FIG. 3 shows the sectional view of a different embodiment of the electrostatic cleaner, the main difference from the embodiment described in FIG. 1 is the shape of the disc. In this embodiment the charged cleaning device is a cylinder-shaped drum 126 closed at both ends. The drum 126 exposes more surface area and therefore attracts more particles onto its surface. The brushes 106 clean the ends of the drum 126 in a similar way to the cleaning of the disc FIG. 1 100. The brushes 107 rest against and touch the drum 126 along its length so that when the drum rotates, the brushes 107 clean off any particles that have been attracted to drum 126.
In other respects this embodiment works in a similar way to that in FIG. 1 and FIG. 2. The particle filled smoke flows in the direction of the arrow 120 passing the electrodes 102 which charge the smoke particles with a negative ionization. The drum 126 is charged with a positive charge and thereby attracts the said particles onto its surface. The drum 126 turns either by the inertia of the air moving past it, with or without fins as described in FIG. 1 110, or with the aid of a motor.
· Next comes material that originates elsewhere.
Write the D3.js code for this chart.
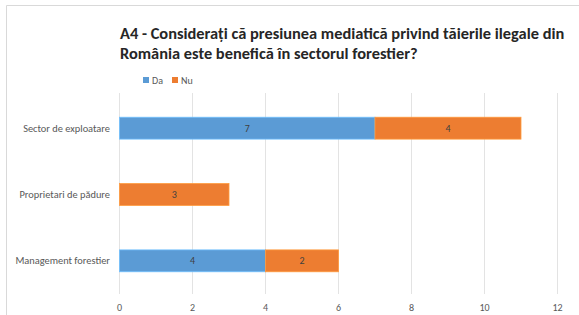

The brushes 106 and 107 clean off the particles from the surface of the drum 126. The particles fall to the bottom of the hopper 108 and are periodically removed therefrom.
The cleaned air flows in the direction of arrow 122.
FIG. 4 shows the embodiment in FIG. 3 from the plan view. The smoke flows in the direction of the arrow 120 past the electrodes 102 over the drum 126 and out in the direction of the arrow 122. The drum turns on its central axis in the direction of arrow 127 and the brushes 106 at each end of the drum 126 clean off the particles. The brushes 107 under the drum 126 are shown with a broken line as they are not ordinarily visible from the plan view.
The present invention is not intended to be limited to the embodiments described above, but to encompass any and all embodiments within the scope of the following claims.